◆ Stated exercise
In the listing below, find every line containing "this" and copy it out.

Stored data entries:
__________________________________________________

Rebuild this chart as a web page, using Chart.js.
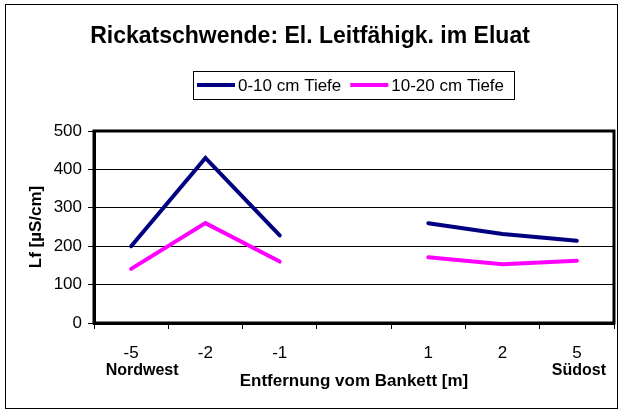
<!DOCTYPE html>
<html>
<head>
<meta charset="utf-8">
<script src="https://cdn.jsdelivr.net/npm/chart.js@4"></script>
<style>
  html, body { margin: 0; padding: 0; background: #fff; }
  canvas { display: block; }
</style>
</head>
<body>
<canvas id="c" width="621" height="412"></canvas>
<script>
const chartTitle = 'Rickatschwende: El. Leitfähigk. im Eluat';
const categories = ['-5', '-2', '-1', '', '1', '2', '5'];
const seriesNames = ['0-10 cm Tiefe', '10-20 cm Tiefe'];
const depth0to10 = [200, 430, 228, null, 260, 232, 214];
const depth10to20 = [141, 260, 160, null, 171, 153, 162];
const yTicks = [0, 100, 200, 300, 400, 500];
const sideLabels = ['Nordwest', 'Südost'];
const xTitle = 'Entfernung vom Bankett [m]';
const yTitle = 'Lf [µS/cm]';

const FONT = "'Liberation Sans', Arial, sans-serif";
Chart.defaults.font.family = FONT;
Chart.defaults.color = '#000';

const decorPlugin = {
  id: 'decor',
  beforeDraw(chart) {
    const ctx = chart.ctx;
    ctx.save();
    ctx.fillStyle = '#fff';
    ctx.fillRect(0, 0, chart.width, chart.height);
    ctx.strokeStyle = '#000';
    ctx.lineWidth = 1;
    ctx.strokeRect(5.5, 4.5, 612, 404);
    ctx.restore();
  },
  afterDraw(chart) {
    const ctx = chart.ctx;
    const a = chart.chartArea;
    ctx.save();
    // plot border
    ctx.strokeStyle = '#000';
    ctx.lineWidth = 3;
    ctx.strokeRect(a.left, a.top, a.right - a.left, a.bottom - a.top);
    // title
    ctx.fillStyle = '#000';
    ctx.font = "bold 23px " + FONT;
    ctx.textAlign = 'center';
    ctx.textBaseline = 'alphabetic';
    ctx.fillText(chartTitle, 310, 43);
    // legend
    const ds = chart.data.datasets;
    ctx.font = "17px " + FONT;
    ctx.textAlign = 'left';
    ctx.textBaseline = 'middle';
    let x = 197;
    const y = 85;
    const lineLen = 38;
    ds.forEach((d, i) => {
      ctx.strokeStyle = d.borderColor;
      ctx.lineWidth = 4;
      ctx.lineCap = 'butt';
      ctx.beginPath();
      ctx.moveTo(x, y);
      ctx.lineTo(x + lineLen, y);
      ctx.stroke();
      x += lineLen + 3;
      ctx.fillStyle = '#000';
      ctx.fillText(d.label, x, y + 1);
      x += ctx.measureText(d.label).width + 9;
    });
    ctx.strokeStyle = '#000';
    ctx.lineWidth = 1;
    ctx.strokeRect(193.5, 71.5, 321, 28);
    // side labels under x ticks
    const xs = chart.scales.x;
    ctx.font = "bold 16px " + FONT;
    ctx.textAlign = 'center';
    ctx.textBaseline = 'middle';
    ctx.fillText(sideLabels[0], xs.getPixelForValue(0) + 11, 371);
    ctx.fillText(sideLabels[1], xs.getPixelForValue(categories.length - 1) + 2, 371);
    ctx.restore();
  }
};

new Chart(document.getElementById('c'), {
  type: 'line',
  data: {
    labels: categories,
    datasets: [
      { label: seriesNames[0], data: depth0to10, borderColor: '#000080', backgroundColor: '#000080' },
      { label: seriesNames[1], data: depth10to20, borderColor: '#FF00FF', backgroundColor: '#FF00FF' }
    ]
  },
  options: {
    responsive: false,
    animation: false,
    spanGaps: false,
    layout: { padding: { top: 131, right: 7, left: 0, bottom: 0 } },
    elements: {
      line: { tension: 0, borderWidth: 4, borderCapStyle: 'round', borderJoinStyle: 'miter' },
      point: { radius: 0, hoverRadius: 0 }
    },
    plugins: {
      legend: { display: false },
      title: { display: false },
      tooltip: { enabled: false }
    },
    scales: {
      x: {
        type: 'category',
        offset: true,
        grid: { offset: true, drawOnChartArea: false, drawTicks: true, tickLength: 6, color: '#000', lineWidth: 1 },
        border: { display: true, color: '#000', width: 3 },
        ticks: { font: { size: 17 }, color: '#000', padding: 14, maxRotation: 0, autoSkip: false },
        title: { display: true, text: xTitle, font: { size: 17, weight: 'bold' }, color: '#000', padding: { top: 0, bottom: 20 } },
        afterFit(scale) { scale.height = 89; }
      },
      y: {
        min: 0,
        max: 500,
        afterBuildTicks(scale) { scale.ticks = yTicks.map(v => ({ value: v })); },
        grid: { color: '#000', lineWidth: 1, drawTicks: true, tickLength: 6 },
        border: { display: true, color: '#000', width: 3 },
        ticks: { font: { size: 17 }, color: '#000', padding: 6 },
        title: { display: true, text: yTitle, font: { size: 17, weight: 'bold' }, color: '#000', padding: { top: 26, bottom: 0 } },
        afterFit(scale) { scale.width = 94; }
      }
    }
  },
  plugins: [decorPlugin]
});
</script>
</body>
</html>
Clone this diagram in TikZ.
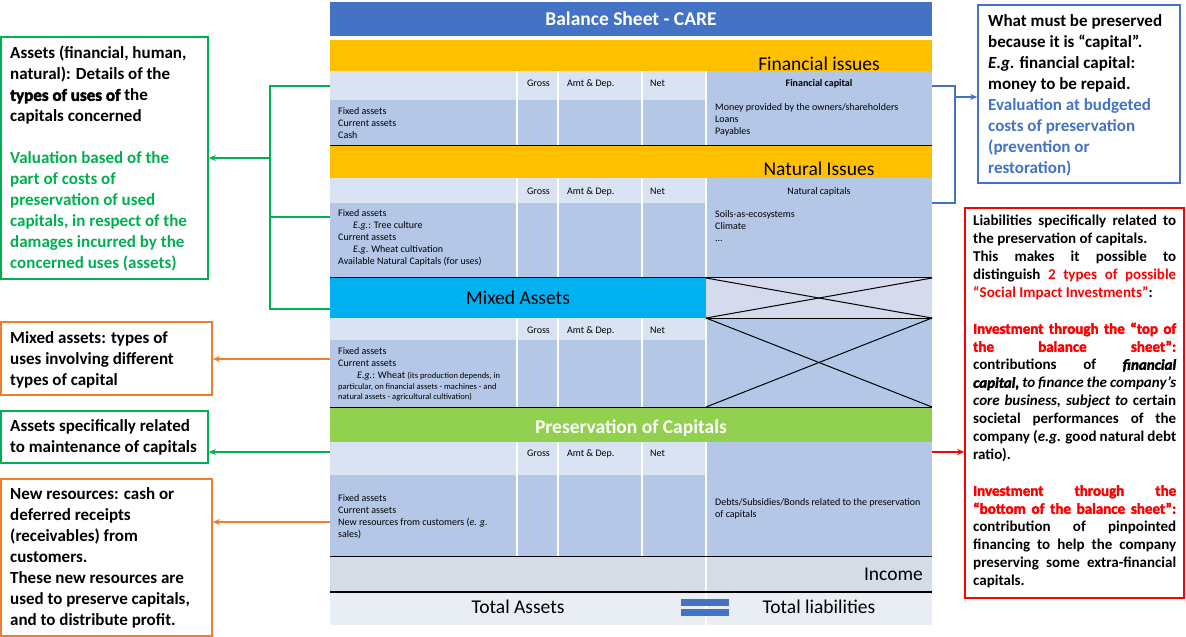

__________________________________________________

◆ Written answer
Rebuild this chart as a web page, using Chart.js.
Clone this diagram in TikZ.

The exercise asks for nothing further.